Your objective: Reproduce exactly the lines below, from the first one through the line containing "(\x,8) -- (\x,925);", and omit any pictures.

## START

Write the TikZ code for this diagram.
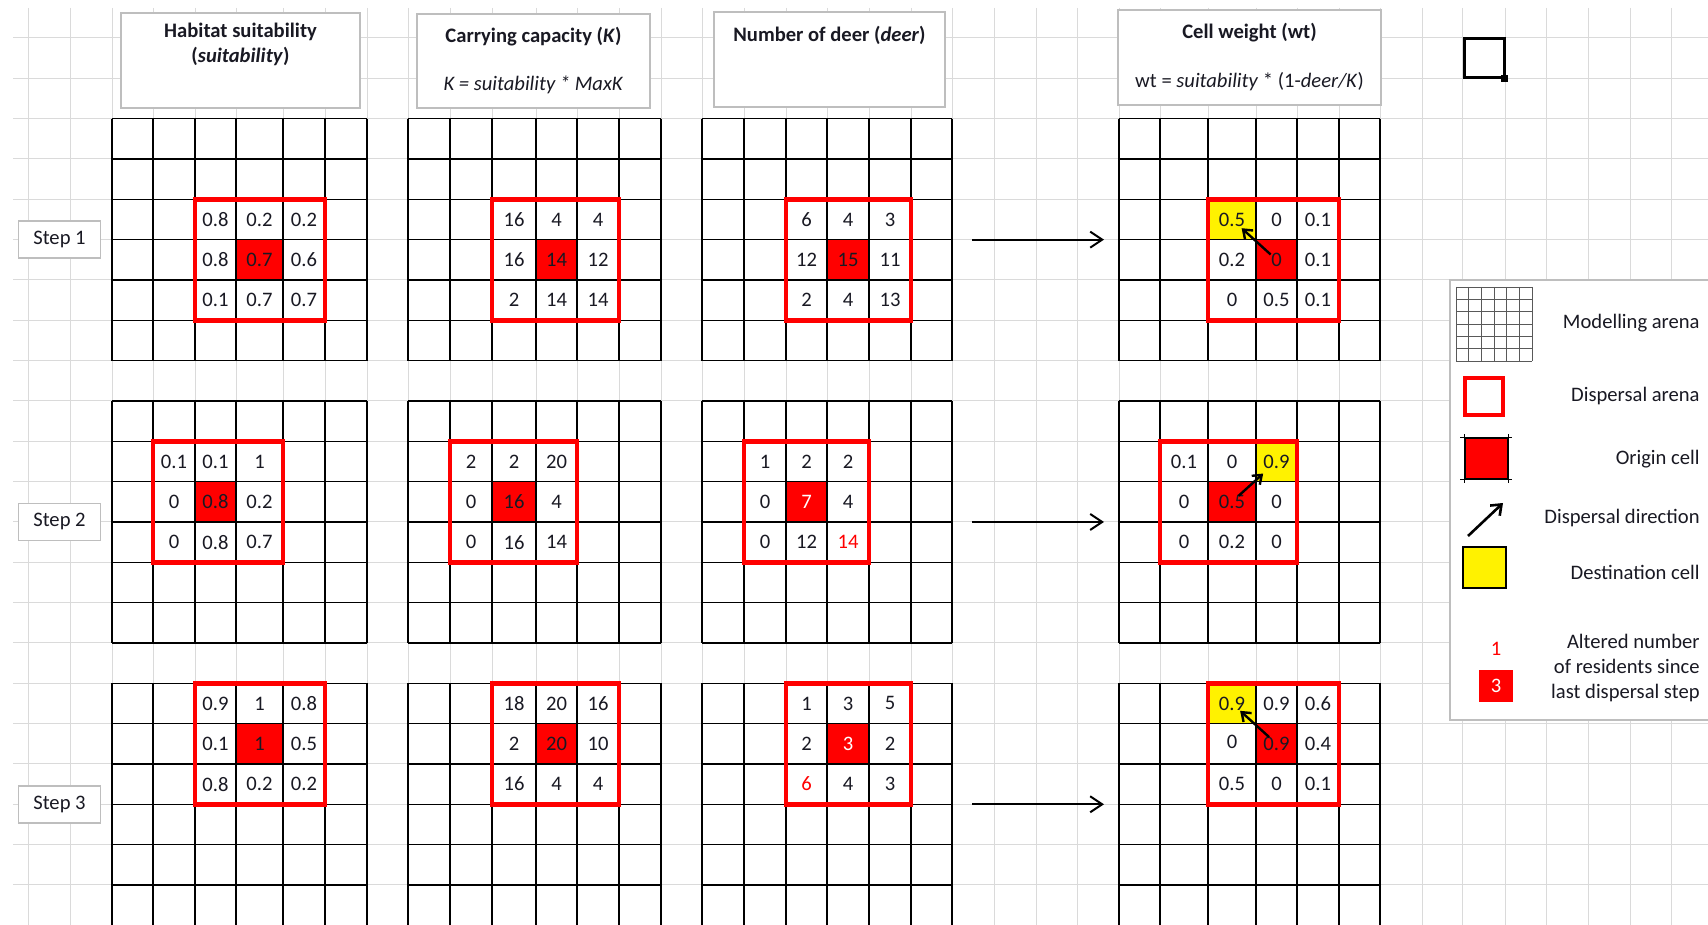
\documentclass[tikz,border=0pt]{standalone}
\usepackage{fontspec}
\setmainfont{Carlito}
\usetikzlibrary{arrows.meta,calc,positioning}

\definecolor{sheetline}{RGB}{218,218,218}
\definecolor{boxline}{RGB}{190,190,190}
\definecolor{ink}{RGB}{25,25,35}

% column boundaries of the four panels (A suitability, B K, C deer, D wt)
\def\colx{{112,153,195,236,283,325,367,
  408,450,492,536,577,619,661,
  702,744,786,827,869,911,952,
  1119,1160,1208,1256,1297,1339,1380}}

\tikzset{
  sheet/.style={sheetline,line width=0.5pt},
  cellgrid/.style={black,line width=0.65pt},
  arena/.style={red,line width=2.3pt},
  headbox/.style={draw=boxline,fill=white,line width=0.8pt,inner sep=0pt},
  stepbox/.style={headbox,minimum width=41pt,minimum height=18.5pt},
  num/.style={text=ink,inner sep=0pt},
  legtext/.style={text=ink,anchor=east,align=right,inner sep=0pt},
  flow/.style={-{Straight Barb[length=6pt,width=8pt]},line width=1pt},
  hop/.style={-{Straight Barb[length=4pt,width=6pt]},line width=1.2pt}
}

\begin{document}
\begin{tikzpicture}[x=0.5pt,y=-0.5pt,font=\fontsize{10.3}{12.4}\selectfont]
\useasboundingbox (0,0) rectangle (1708,925);
\fill[white] (0,0) rectangle (1708,925);

% --- spreadsheet background ---
\foreach \k in {0,...,22}
  \draw[sheet] (13,{38+40.33*\k}) -- (1708,{38+40.33*\k});
\foreach \x in {28,70,112,153,195,236,283,325,367,408,450,492,536,577,619,661,
    702,744,786,827,869,911,952,994,1036,1077,1119,1160,1208,1256,1297,1339,
    1380,1422,1462,1505,1546,1588,1630,1671}
  \draw[sheet] (\x,8) -- (\x,925);

% --- column headers ---
\node[headbox,minimum width=119.5pt,minimum height=47.5pt] (headA) at (240.5,60.5) {};
\node[headbox,minimum width=116.5pt,minimum height=47pt] (headB) at (533.5,61) {};
\node[headbox,minimum width=115.5pt,minimum height=47.5pt] (headC) at (829.5,59.5) {};
\node[headbox,minimum width=131.5pt,minimum height=47.5pt] (headD) at (1249.5,57.5) {};
\node[text=ink] (titleA) at (240.5,32) {\textbf{Habitat suitability}};
\node[text=ink] (titleA2) at (240.5,56) {\textbf{(\textit{suitability})}};
\node[text=ink] (titleB) at (533.5,37) {\textbf{Carrying capacity (\textit{K})}};
\node[text=ink] (eqB) at (533.5,85) {\textit{K = suitability * MaxK}};
\node[text=ink] (titleC) at (829.5,35) {\textbf{Number of deer (\textit{deer})}};
\node[text=ink] (titleD) at (1249.5,33) {\textbf{Cell weight (wt)}};
\node[text=ink] (eqD) at (1249.5,82) {wt = \textit{suitability} * (1-\textit{deer/K})};

% --- step labels ---
\foreach \st in {1,2,3}
  \node[stepbox,text=ink] (step\st) at (59.5,{38+40.33*(5+7*(\st-1))}) {Step \st};

% --- origin cells (red) and destination cells (yellow) ---
\foreach \st/\ocol/\orow in {1/3/3,2/2/2,3/3/1}
  \foreach \pn in {0,...,3} {
    \pgfmathtruncatemacro\ia{7*\pn+\ocol}
    \pgfmathtruncatemacro\ib{\ia+1}
    \pgfmathsetmacro\xa{\colx[\ia]}
    \pgfmathsetmacro\xb{\colx[\ib]}
    \pgfmathsetmacro\ya{38+40.33*(2+7*(\st-1)+\orow)}
    \fill[red] (\xa,\ya) rectangle (\xb,{\ya+40.33});
  }
\foreach \st/\dcol/\drow in {1/2/2,2/3/1,3/2/0} {
  \pgfmathtruncatemacro\ia{21+\dcol}
  \pgfmathtruncatemacro\ib{\ia+1}
  \pgfmathsetmacro\xa{\colx[\ia]}
  \pgfmathsetmacro\xb{\colx[\ib]}
  \pgfmathsetmacro\ya{38+40.33*(2+7*(\st-1)+\drow)}
  \fill[yellow] (\xa,\ya) rectangle (\xb,{\ya+40.33});
}

% --- modelling arenas and dispersal arenas ---
\foreach \st/\ocol/\orow in {1/3/3,2/2/2,3/3/1}
  \foreach \pn in {0,...,3} {
    \pgfmathsetmacro\ytop{38+40.33*(2+7*(\st-1))}
    \pgfmathtruncatemacro\ia{7*\pn}
    \pgfmathtruncatemacro\ib{7*\pn+6}
    \pgfmathsetmacro\xa{\colx[\ia]}
    \pgfmathsetmacro\xb{\colx[\ib]}
    \foreach \k in {0,...,6} {
      \pgfmathtruncatemacro\ic{7*\pn+\k}
      \pgfmathsetmacro\xc{\colx[\ic]}
      \draw[cellgrid] (\xa,{\ytop+40.33*\k}) -- (\xb,{\ytop+40.33*\k});
      \draw[cellgrid] (\xc,\ytop) -- (\xc,{\ytop+40.33*6});
    }
    \pgfmathtruncatemacro\ia{7*\pn+\ocol-1}
    \pgfmathtruncatemacro\ib{7*\pn+\ocol+2}
    \pgfmathsetmacro\xa{\colx[\ia]}
    \pgfmathsetmacro\xb{\colx[\ib]}
    \draw[arena] (\xa,{\ytop+40.33*(\orow-1)}) rectangle (\xb,{\ytop+40.33*(\orow+2)});
  }

% --- cell values, row by row inside each dispersal arena ---
\foreach \st/\pn/\pid/\vals in {
    1/0/A/{0.8,0.2,0.2,0.8,0.7,0.6,0.1,0.7,0.7},
    1/1/B/{16,4,4,16,14,12,2,14,14},
    1/2/C/{6,4,3,12,15,11,2,4,13},
    1/3/D/{0.5,0,0.1,0.2,0,0.1,0,0.5,0.1},
    2/0/A/{0.1,0.1,1,0,0.8,0.2,0,0.8,0.7},
    2/1/B/{2,2,20,0,16,4,0,16,14},
    2/2/C/{1,2,2,0,{\color{white}7},4,0,12,{\color{red}14}},
    2/3/D/{0.1,0,0.9,0,0.5,0,0,0.2,0},
    3/0/A/{0.9,1,0.8,0.1,1,0.5,0.8,0.2,0.2},
    3/1/B/{18,20,16,2,20,10,16,4,4},
    3/2/C/{1,3,5,2,{\color{white}3},2,{\color{red}6},4,3},
    3/3/D/{0.9,0.9,0.6,{\raisebox{2pt}{0}},0.9,0.4,0.5,0,0.1}} {
  \pgfmathtruncatemacro\si{\st-1}
  \pgfmathtruncatemacro\ocol{{3,2,3}[\si]}
  \pgfmathtruncatemacro\orow{{3,2,1}[\si]}
  \foreach \val [count=\idx from 0] in \vals {
    \pgfmathtruncatemacro\ia{7*\pn+\ocol-1+mod(\idx,3)}
    \pgfmathtruncatemacro\ib{\ia+1}
    \pgfmathsetmacro\xl{\colx[\ia]}
    \pgfmathsetmacro\xr{\colx[\ib]}
    \pgfmathsetmacro\xm{(\xl+\xr)/2}
    \pgfmathsetmacro\ym{38+40.33*(2+7*\si+\orow-1+floor(\idx/3)+0.5)}
    \node[num] (s\st\pid\idx) at (\xm,\ym) {\val};
  }
}

% --- from deer counts to cell weights, and the dispersal moves ---
\foreach \st in {1,2,3} {
  \coordinate (from\st) at (972,{38+40.33*(5+7*(\st-1))});
  \coordinate (to\st) at (1104,{38+40.33*(5+7*(\st-1))});
  \draw[flow] (from\st) -- (to\st);
}
\draw[hop,shorten <=4pt,shorten >=6.5pt] (s1D4.center) -- (s1D0.center);
\draw[hop,shorten <=4.5pt,shorten >=9pt] (s2D4.center) -- (s2D2.center);
\draw[hop,shorten <=5pt,shorten >=5.5pt] (s3D4.center) -- (s3D0.center);

% --- selection mark ---
\draw[line width=1.5pt] (1464,39) rectangle (1504.5,77.5);
\fill (1501,75) rectangle (1508,82);

% --- legend ---
\node[headbox,minimum width=132.5pt,minimum height=220pt] (legend) at (1582.5,500) {};
\foreach \i in {0,...,6} {
  \draw[black!65,line width=0.4pt] ({1456+12.67*\i},287) -- ({1456+12.67*\i},361);
  \draw[black!65,line width=0.4pt] (1456,{287+12.33*\i}) -- (1532,{287+12.33*\i});
}
\node[draw=red,line width=2.2pt,minimum width=19pt,minimum height=18.5pt,inner sep=0pt]
  (legArena) at (1484,396.5) {};
\node[draw=black,fill=red,line width=0.6pt,minimum width=21.5pt,minimum height=20.5pt,inner sep=0pt]
  (legOrigin) at (1486.5,458.5) {};
\draw[line width=0.6pt] ($(legOrigin.north west)+(-4,0)$) -- ($(legOrigin.north east)+(3,0)$)
  ($(legOrigin.south west)+(-4,0)$) -- ($(legOrigin.south east)+(3,0)$)
  ($(legOrigin.north west)+(0,-3)$) -- ($(legOrigin.south west)+(0,3)$)
  ($(legOrigin.north east)+(0,-3)$) -- ($(legOrigin.south east)+(0,3)$);
\coordinate (legTail) at (1468,536);
\coordinate (legHead) at (1503,503);
\draw[hop,-{Straight Barb[length=4.5pt,width=7pt]},line width=1.3pt] (legTail) -- (legHead);
\node[draw=black,fill=yellow,line width=0.6pt,minimum width=21.5pt,minimum height=20.5pt,inner sep=0pt]
  (legDest) at (1484.5,567.5) {};
\node[text=red,inner sep=0pt] (legOne) at (1496,649) {1};
\node[fill=red,text=white,minimum width=17pt,minimum height=16pt,inner sep=0pt]
  (legThree) at (1496,686) {3};
\node[legtext] (txArena) at (1700,323) {Modelling arena};
\node[legtext] (txDisp) at (1700,396) {Dispersal arena};
\node[legtext] (txOrigin) at (1700,459) {Origin cell};
\node[legtext] (txDir) at (1700,518) {Dispersal direction};
\node[legtext] (txDest) at (1700,572) {Destination cell};
\node[legtext] (txAltered) at (1700,668) {Altered number\\of residents since\\last dispersal step};

\end{tikzpicture}
\end{document}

## END

Solution:
Write the TikZ code for this diagram.
\documentclass[tikz,border=0pt]{standalone}
\usepackage{fontspec}
\setmainfont{Carlito}
\usetikzlibrary{arrows.meta,calc,positioning}

\definecolor{sheetline}{RGB}{218,218,218}
\definecolor{boxline}{RGB}{190,190,190}
\definecolor{ink}{RGB}{25,25,35}

% column boundaries of the four panels (A suitability, B K, C deer, D wt)
\def\colx{{112,153,195,236,283,325,367,
  408,450,492,536,577,619,661,
  702,744,786,827,869,911,952,
  1119,1160,1208,1256,1297,1339,1380}}

\tikzset{
  sheet/.style={sheetline,line width=0.5pt},
  cellgrid/.style={black,line width=0.65pt},
  arena/.style={red,line width=2.3pt},
  headbox/.style={draw=boxline,fill=white,line width=0.8pt,inner sep=0pt},
  stepbox/.style={headbox,minimum width=41pt,minimum height=18.5pt},
  num/.style={text=ink,inner sep=0pt},
  legtext/.style={text=ink,anchor=east,align=right,inner sep=0pt},
  flow/.style={-{Straight Barb[length=6pt,width=8pt]},line width=1pt},
  hop/.style={-{Straight Barb[length=4pt,width=6pt]},line width=1.2pt}
}

\begin{document}
\begin{tikzpicture}[x=0.5pt,y=-0.5pt,font=\fontsize{10.3}{12.4}\selectfont]
\useasboundingbox (0,0) rectangle (1708,925);
\fill[white] (0,0) rectangle (1708,925);

% --- spreadsheet background ---
\foreach \k in {0,...,22}
  \draw[sheet] (13,{38+40.33*\k}) -- (1708,{38+40.33*\k});
\foreach \x in {28,70,112,153,195,236,283,325,367,408,450,492,536,577,619,661,
    702,744,786,827,869,911,952,994,1036,1077,1119,1160,1208,1256,1297,1339,
    1380,1422,1462,1505,1546,1588,1630,1671}
  \draw[sheet] (\x,8) -- (\x,925);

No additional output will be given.